We connect purpose and passion because we long to feel deeply passionate about the things that give us purpose. Yet, for a mom, the things that give us purpose – cleaning, clothing, laundering, feeding, holding and driving our offspring – is not necessarily what we feel passionate about. Most of us would say we are passionate about being moms, about our children and families, but that is different from the day-to-day tasks entailed in such a purpose. And while being a mom is the greatest purpose in the world, it doesn’t have to be the only one.
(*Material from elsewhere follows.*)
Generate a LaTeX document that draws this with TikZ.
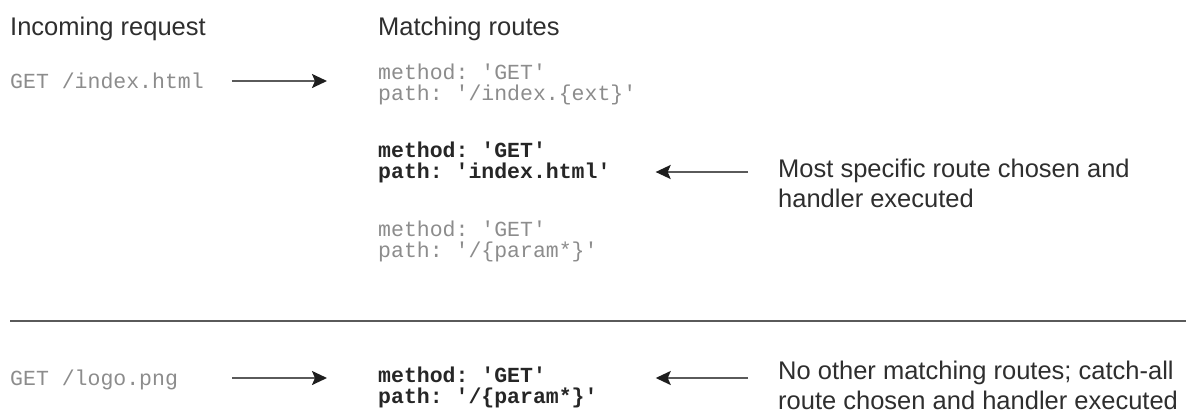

 What am I passionate about? we ask ourselves in the quiet moments of the day. What am I driven to like air to breathing, like dreams to sleeping, like salt to the ocean, like there is no other way I could possibly be? What do I need to do to feel like I am living out my inner self authentically and perfectly as I was created to? We may fear that we don’t have a passion, that there is nothing for us to burn for. But deep inside, if we are truly honest with ourselves, we know it is there. And still, that is not the biggest question, the one that prompts minor (or major) sparks of anxiety in our hearts. The question that can cause even the deepest of passions to be dampened and tempered. The biggest question we barely manage to ask, and never to whisper to another, if even to ourselves, is not What am I passionate about? But What do I do with this passion?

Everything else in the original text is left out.